The implication is stark. For most companies, AI has been additive rather than transformative. They've bolted chatbots onto customer service, added copilots to developer workflows, run some document processing. Useful improvements, perhaps. Strategic differentiation, rarely.
From Fusion AI's experience working with enterprises across sectors, the gap typically comes down to integration depth. Surface-level AI deployments generate surface-level returns. Companies that achieve meaningful ROI have usually done the harder work of rethinking processes, retraining teams, and rebuilding data pipelines. That work doesn't happen in a quarter.
The Agent Question
Much of the 2026 ROI conversation centers on AI agents. Nearly 90% of CEOs surveyed by BCG believe AI agents will produce measurable returns this year. The technology has matured rapidly, moving from research demos to production deployments.
But there's a warning embedded in the optimism. Ryan Gavin, CMO of Slack at Salesforce, predicts that 2026 will be "the year of the lonely agent," with companies spinning out hundreds of agents per employee, most of which will sit idle like unused software licenses. PwC observed that many agentic deployments in 2025 didn't deliver much value because organizations weren't using agents in ways that actually mattered.
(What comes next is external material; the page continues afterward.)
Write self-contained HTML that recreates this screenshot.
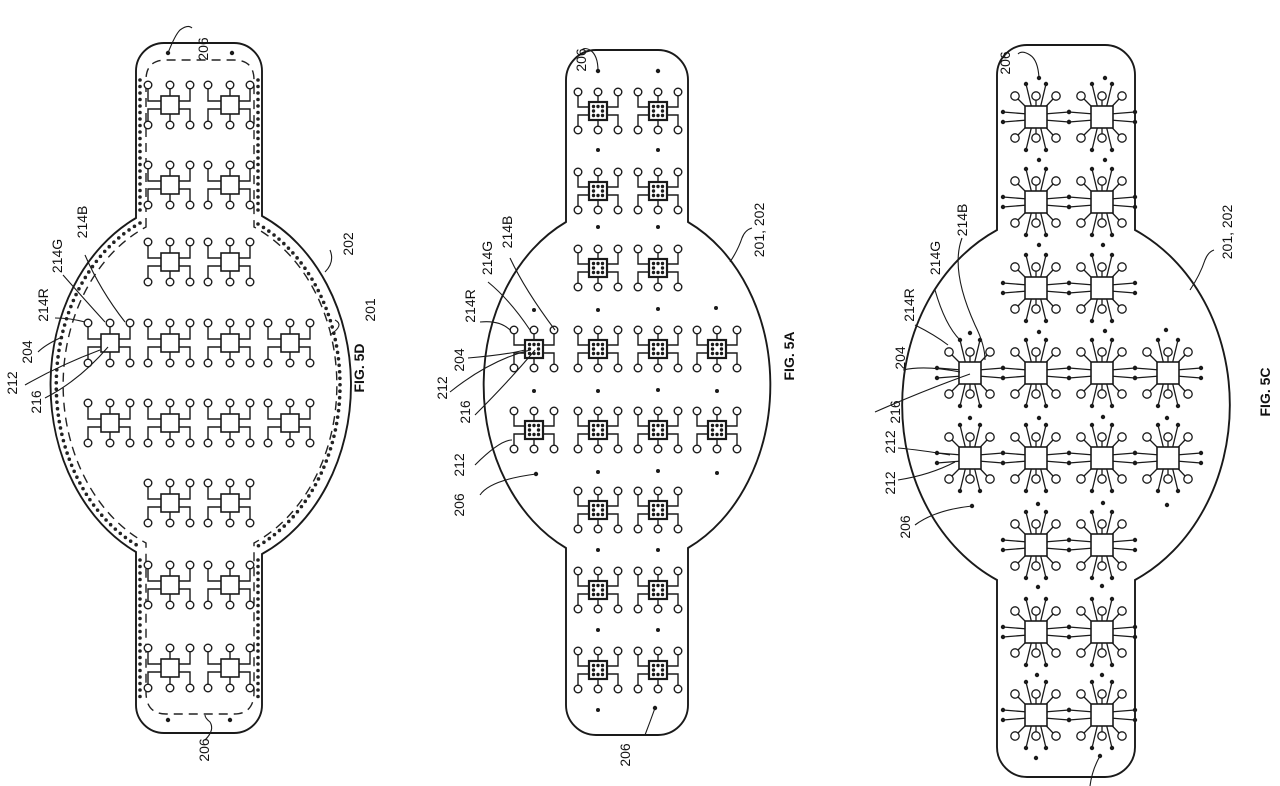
<!DOCTYPE html>
<html><head><meta charset="utf-8"><style>
html,body{margin:0;padding:0;background:#fff;}
svg{display:block;}
text{font-family:"Liberation Sans",sans-serif;font-size:14px;fill:#111;}
</style></head><body>
<svg width="1280" height="786" viewBox="0 0 1280 786" xmlns="http://www.w3.org/2000/svg">
<defs>
<g id="uD" stroke="#1a1a1a" stroke-width="1.4" fill="none">
<path d="M-9,-4H-22V-16M-9,4H-22V16M9,-4H20V-16M9,4H20V16M0,-9V-16M0,9V16"/>
<rect x="-9" y="-9" width="18" height="18" fill="#fff" stroke-width="1.6"/>
<g fill="#fff"><circle cx="-22" cy="-20" r="3.8"/><circle cx="0" cy="-20" r="3.8"/><circle cx="20" cy="-20" r="3.8"/><circle cx="-22" cy="20" r="3.8"/><circle cx="0" cy="20" r="3.8"/><circle cx="20" cy="20" r="3.8"/></g>
</g>
<g id="uA" stroke="#1a1a1a" stroke-width="1.4" fill="none">
<path d="M-9,-4H-20V-15M-9,4H-20V15M9,-4H20V-15M9,4H20V15M0,-9V-15M0,9V15"/>
<rect x="-9" y="-9" width="18" height="18" fill="#fff" stroke-width="2.2"/>
<g fill="#1a1a1a" stroke="none"><circle cx="-4.5" cy="-4.5" r="1.7"/><circle cx="0" cy="-4.5" r="1.7"/><circle cx="4.5" cy="-4.5" r="1.7"/><circle cx="-4.5" cy="0" r="1.7"/><circle cx="4.5" cy="0" r="1.7"/><circle cx="-4.5" cy="4.5" r="1.7"/><circle cx="0" cy="4.5" r="1.7"/><circle cx="4.5" cy="4.5" r="1.7"/></g>
<g fill="#fff"><circle cx="-20" cy="-19" r="3.8"/><circle cx="0" cy="-19" r="3.8"/><circle cx="20" cy="-19" r="3.8"/><circle cx="-20" cy="19" r="3.8"/><circle cx="0" cy="19" r="3.8"/><circle cx="20" cy="19" r="3.8"/></g>
</g>
<g id="uC" stroke="#1a1a1a" stroke-width="1.3" fill="none">
<path d="M0,0L-18,-18M0,0L0,-17M0,0L17,-18M0,0L-18,18M0,0L0,17M0,0L17,18M-4,-8L-10,-33M4,-8L10,-33M-4,8L-10,33M4,8L10,33M-8,-3L-33,-5M-8,3L-33,5M8,-3L33,-5M8,3L33,5"/>
<rect x="-11" y="-11" width="22" height="22" fill="#fff" stroke-width="1.6"/>
<g fill="#fff"><circle cx="-21" cy="-21" r="4.2"/><circle cx="0" cy="-21" r="4.2"/><circle cx="20" cy="-21" r="4.2"/><circle cx="-21" cy="21" r="4.2"/><circle cx="0" cy="21" r="4.2"/><circle cx="20" cy="21" r="4.2"/></g>
<g fill="#1a1a1a" stroke="none"><circle cx="-10" cy="-33" r="2.2"/><circle cx="10" cy="-33" r="2.2"/><circle cx="-10" cy="33" r="2.2"/><circle cx="10" cy="33" r="2.2"/><circle cx="-33" cy="-5" r="2.2"/><circle cx="-33" cy="5" r="2.2"/><circle cx="33" cy="-5" r="2.2"/><circle cx="33" cy="5" r="2.2"/></g>
</g>
</defs>

<!-- ===== FIG 5D ===== -->
<path d="M164,43H234A28,28 0 0 1 262,71V216A150,185 0 0 1 262,554V705A28,28 0 0 1 234,733H164A28,28 0 0 1 136,705V552A150,185 0 0 1 136,218V71A28,28 0 0 1 164,43Z" fill="none" stroke="#1a1a1a" stroke-width="1.9"/>
<path d="M146,227V80Q146,60 166,60H234Q254,60 254,80V227A137,172 0 0 1 254,543V692Q254,714 234,714H166Q146,714 146,692V543A137,172 0 0 1 146,227Z" fill="none" stroke="#222" stroke-width="1.4" stroke-dasharray="9,6"/>
<g fill="none" stroke="#222" stroke-width="3.6" stroke-linecap="round" stroke-dasharray="0,6.5">
<path d="M140,80V212"/><path d="M258,80V212"/><path d="M140,560V700"/><path d="M258,560V700"/>
<path d="M140,223A143,178 0 0 0 140,547"/><path d="M258,224A143,178 0 0 1 258,546"/>
</g>
<circle cx="168" cy="53" r="2.2" fill="#1a1a1a"/><circle cx="232" cy="53" r="2.2" fill="#1a1a1a"/>
<circle cx="168" cy="720" r="2.2" fill="#1a1a1a"/><circle cx="230" cy="720" r="2.2" fill="#1a1a1a"/>
<g>
<use href="#uD" x="170" y="105"/><use href="#uD" x="230" y="105"/>
<use href="#uD" x="170" y="185"/><use href="#uD" x="230" y="185"/>
<use href="#uD" x="170" y="262"/><use href="#uD" x="230" y="262"/>
<use href="#uD" x="110" y="343"/><use href="#uD" x="170" y="343"/><use href="#uD" x="230" y="343"/><use href="#uD" x="290" y="343"/>
<use href="#uD" x="110" y="423"/><use href="#uD" x="170" y="423"/><use href="#uD" x="230" y="423"/><use href="#uD" x="290" y="423"/>
<use href="#uD" x="170" y="503"/><use href="#uD" x="230" y="503"/>
<use href="#uD" x="170" y="585"/><use href="#uD" x="230" y="585"/>
<use href="#uD" x="170" y="668"/><use href="#uD" x="230" y="668"/>
</g>
<g fill="none" stroke="#1a1a1a" stroke-width="1.1">
<path d="M168,53Q175,35 180,30Q188,24 192,28"/>
<path d="M205,740Q215,730 210,722Q205,718 205,715"/>
<path d="M330,250Q335,262 325,272"/>
<path d="M335,320Q345,325 330,335"/>
<path d="M85,255Q100,290 125,322"/>
<path d="M63,275Q85,300 105,322"/>
<path d="M55,318Q70,318 85,322"/>
<path d="M38,352Q45,345 60,338"/>
<path d="M25,385Q60,365 100,350"/>
<path d="M45,398Q80,380 108,347"/>
</g>
<g>
<text transform="translate(208,49) rotate(-90)" text-anchor="middle">206</text>
<text transform="translate(209,750) rotate(-90)" text-anchor="middle">206</text>
<text transform="translate(353,244) rotate(-90)" text-anchor="middle">202</text>
<text transform="translate(375,310) rotate(-90)" text-anchor="middle">201</text>
<text transform="translate(364,368) rotate(-90)" text-anchor="middle" font-weight="bold" font-size="14">FIG. 5D</text>
<text transform="translate(87,222) rotate(-90)" text-anchor="middle">214B</text>
<text transform="translate(62,256) rotate(-90)" text-anchor="middle">214G</text>
<text transform="translate(48,305) rotate(-90)" text-anchor="middle">214R</text>
<text transform="translate(32,352) rotate(-90)" text-anchor="middle">204</text>
<text transform="translate(17,383) rotate(-90)" text-anchor="middle">212</text>
<text transform="translate(41,402) rotate(-90)" text-anchor="middle">216</text>
</g>

<!-- ===== FIG 5A ===== -->
<path d="M596,50H658A30,30 0 0 1 688,80V222A143,180 0 0 1 688,548V705A30,30 0 0 1 658,735H596A30,30 0 0 1 566,705V548A143,180 0 0 1 566,222V80A30,30 0 0 1 596,50Z" fill="none" stroke="#1a1a1a" stroke-width="1.9"/>
<g>
<use href="#uA" x="598" y="111"/><use href="#uA" x="658" y="111"/>
<use href="#uA" x="598" y="191"/><use href="#uA" x="658" y="191"/>
<use href="#uA" x="598" y="268"/><use href="#uA" x="658" y="268"/>
<use href="#uA" x="534" y="349"/><use href="#uA" x="598" y="349"/><use href="#uA" x="658" y="349"/><use href="#uA" x="717" y="349"/>
<use href="#uA" x="534" y="430"/><use href="#uA" x="598" y="430"/><use href="#uA" x="658" y="430"/><use href="#uA" x="717" y="430"/>
<use href="#uA" x="598" y="510"/><use href="#uA" x="658" y="510"/>
<use href="#uA" x="598" y="590"/><use href="#uA" x="658" y="590"/>
<use href="#uA" x="598" y="670"/><use href="#uA" x="658" y="670"/>
</g>
<g fill="#1a1a1a">
<circle cx="598" cy="71" r="2.2"/><circle cx="658" cy="71" r="2.2"/>
<circle cx="598" cy="150" r="2"/><circle cx="658" cy="150" r="2"/>
<circle cx="598" cy="227" r="2"/><circle cx="658" cy="227" r="2"/>
<circle cx="534" cy="310" r="2"/><circle cx="598" cy="310" r="2"/><circle cx="658" cy="309" r="2"/><circle cx="716" cy="308" r="2"/>
<circle cx="534" cy="391" r="2"/><circle cx="598" cy="391" r="2"/><circle cx="658" cy="390" r="2"/><circle cx="717" cy="391" r="2"/>
<circle cx="536" cy="474" r="2.2"/><circle cx="598" cy="472" r="2"/><circle cx="658" cy="471" r="2"/><circle cx="717" cy="473" r="2"/>
<circle cx="598" cy="550" r="2"/><circle cx="658" cy="550" r="2"/>
<circle cx="598" cy="630" r="2"/><circle cx="658" cy="630" r="2"/>
<circle cx="598" cy="710" r="2"/><circle cx="655" cy="708" r="2.2"/>
</g>
<g fill="none" stroke="#1a1a1a" stroke-width="1.1">
<path d="M598,71Q598,55 590,50Q584,47 582,50"/>
<path d="M655,708Q650,722 645,735"/>
<path d="M730,262Q738,250 742,238Q745,230 752,228"/>
<path d="M510,258Q525,290 555,330"/>
<path d="M488,282Q510,300 530,330"/>
<path d="M480,322Q500,320 510,330"/>
<path d="M468,358Q505,355 525,350"/>
<path d="M450,392Q490,360 530,350"/>
<path d="M475,415Q510,380 535,350"/>
<path d="M475,465Q500,440 512,440"/>
<path d="M480,495Q490,480 536,474"/>
</g>
<g>
<text transform="translate(586,60) rotate(-90)" text-anchor="middle">206</text>
<text transform="translate(630,755) rotate(-90)" text-anchor="middle">206</text>
<text transform="translate(764,230) rotate(-90)" text-anchor="middle">201, 202</text>
<text transform="translate(794,356) rotate(-90)" text-anchor="middle" font-weight="bold" font-size="14">FIG. 5A</text>
<text transform="translate(512,232) rotate(-90)" text-anchor="middle">214B</text>
<text transform="translate(492,258) rotate(-90)" text-anchor="middle">214G</text>
<text transform="translate(475,306) rotate(-90)" text-anchor="middle">214R</text>
<text transform="translate(464,360) rotate(-90)" text-anchor="middle">204</text>
<text transform="translate(447,388) rotate(-90)" text-anchor="middle">212</text>
<text transform="translate(470,412) rotate(-90)" text-anchor="middle">216</text>
<text transform="translate(464,465) rotate(-90)" text-anchor="middle">212</text>
<text transform="translate(464,505) rotate(-90)" text-anchor="middle">206</text>
</g>

<!-- ===== FIG 5C ===== -->
<path d="M1027,45H1105A30,30 0 0 1 1135,75V230A164,193 0 0 1 1135,580V747A30,30 0 0 1 1105,777H1027A30,30 0 0 1 997,747V580A164,193 0 0 1 997,230V75A30,30 0 0 1 1027,45Z" fill="none" stroke="#1a1a1a" stroke-width="1.9"/>
<g>
<use href="#uC" x="1036" y="117"/><use href="#uC" x="1102" y="117"/>
<use href="#uC" x="1036" y="202"/><use href="#uC" x="1102" y="202"/>
<use href="#uC" x="1036" y="288"/><use href="#uC" x="1102" y="288"/>
<use href="#uC" x="970" y="373"/><use href="#uC" x="1036" y="373"/><use href="#uC" x="1102" y="373"/><use href="#uC" x="1168" y="373"/>
<use href="#uC" x="970" y="458"/><use href="#uC" x="1036" y="458"/><use href="#uC" x="1102" y="458"/><use href="#uC" x="1168" y="458"/>
<use href="#uC" x="1036" y="545"/><use href="#uC" x="1102" y="545"/>
<use href="#uC" x="1036" y="632"/><use href="#uC" x="1102" y="632"/>
<use href="#uC" x="1036" y="715"/><use href="#uC" x="1102" y="715"/>
</g>
<g fill="#1a1a1a">
<circle cx="1039" cy="78" r="2.2"/><circle cx="1105" cy="78" r="2.2"/>
<circle cx="1039" cy="160" r="2.2"/><circle cx="1105" cy="160" r="2.2"/>
<circle cx="1039" cy="245" r="2.2"/><circle cx="1103" cy="245" r="2.2"/>
<circle cx="970" cy="333" r="2.2"/><circle cx="1039" cy="332" r="2.2"/><circle cx="1105" cy="331" r="2.2"/><circle cx="1166" cy="330" r="2.2"/>
<circle cx="970" cy="418" r="2.2"/><circle cx="1039" cy="418" r="2.2"/><circle cx="1103" cy="417" r="2.2"/><circle cx="1167" cy="418" r="2.2"/>
<circle cx="972" cy="506" r="2.2"/><circle cx="1038" cy="504" r="2.2"/><circle cx="1103" cy="503" r="2.2"/><circle cx="1167" cy="505" r="2.2"/>
<circle cx="1038" cy="587" r="2.2"/><circle cx="1102" cy="586" r="2.2"/>
<circle cx="1037" cy="675" r="2.2"/><circle cx="1102" cy="675" r="2.2"/>
<circle cx="1036" cy="758" r="2.2"/><circle cx="1100" cy="756" r="2.2"/>
</g>
<g fill="none" stroke="#1a1a1a" stroke-width="1.1">
<path d="M1039,78Q1038,60 1030,55Q1022,50 1018,54"/>
<path d="M1100,756Q1092,770 1090,786"/>
<path d="M1190,290Q1200,275 1205,260Q1208,252 1214,250"/>
<path d="M962,238Q950,270 975,325Q985,345 985,360"/>
<path d="M935,290Q945,325 960,340"/>
<path d="M915,325Q935,335 948,345"/>
<path d="M903,370Q925,365 960,372"/>
<path d="M875,412Q925,390 970,374"/>
<path d="M898,448Q920,450 950,455"/>
<path d="M898,480Q930,475 955,462"/>
<path d="M915,525Q935,510 972,506"/>
</g>
<g>
<text transform="translate(1010,63) rotate(-90)" text-anchor="middle">206</text>
<text transform="translate(1232,232) rotate(-90)" text-anchor="middle">201, 202</text>
<text transform="translate(1270,392) rotate(-90)" text-anchor="middle" font-weight="bold" font-size="14">FIG. 5C</text>
<text transform="translate(967,220) rotate(-90)" text-anchor="middle">214B</text>
<text transform="translate(940,258) rotate(-90)" text-anchor="middle">214G</text>
<text transform="translate(914,305) rotate(-90)" text-anchor="middle">214R</text>
<text transform="translate(905,358) rotate(-90)" text-anchor="middle">204</text>
<text transform="translate(900,412) rotate(-90)" text-anchor="middle">216</text>
<text transform="translate(895,442) rotate(-90)" text-anchor="middle">212</text>
<text transform="translate(895,483) rotate(-90)" text-anchor="middle">212</text>
<text transform="translate(910,527) rotate(-90)" text-anchor="middle">206</text>
</g>
</svg>
</body></html>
The pattern is familiar. New technology arrives, companies rush to adopt it, most deployments underperform because the organizational change lags the technical capability. Agents are powerful, but only if they're given meaningful work and integrated into real workflows.
What the Winners Do Differently
The 6% achieving substantial returns aren't working with better models or bigger budgets. They're executing differently. McKinsey found that high performers commit more than 20% of their digital budgets to AI, but more importantly, they push for transformative rather than incremental applications.
This means targeting processes where AI can fundamentally change economics, not just marginally improve them. It means accepting that ROI timelines for AI are measured in years, not quarters. The 383% average return that successful implementations achieve doesn't arrive on day one. It requires patient capital and sustained organizational commitment.
Half of CEOs now believe their job depends on getting AI right, according to BCG. That personal accountability is driving a shift in governance. Nearly three-quarters of CEOs say they're now their organization's primary decision-maker on AI, double the share from last year. When the CEO owns the outcome, execution tends to improve.
What Comes Next
The 2026-2030 period represents AI's commercial proving ground. By the end of this window, today's massive infrastructure investments will be largely operational, creating pressure to monetize these assets. The companies that built intelligently will see returns. Those that bought technology without strategy will write off their investments.
At Fusion AI, we advise clients to approach this moment with clear eyes. The pressure to prove ROI is real, but panic-driven metrics games won't help. What matters is selecting high-impact use cases, integrating AI deeply into operations, and measuring outcomes honestly. Ninety-four percent of companies plan to keep investing even without immediate returns, according to BCG. That patience only makes sense if it's coupled with rigorous learning.
The show-me-the-money moment has arrived. For some companies, 2026 will vindicate years of investment. For others, it will expose how much was spent on technology that never found its purpose. The difference won't be determined by which models they use or how much they spend. It will come down to whether they built AI into their business or just bought AI for their business. That distinction, as it turns out, is worth billions.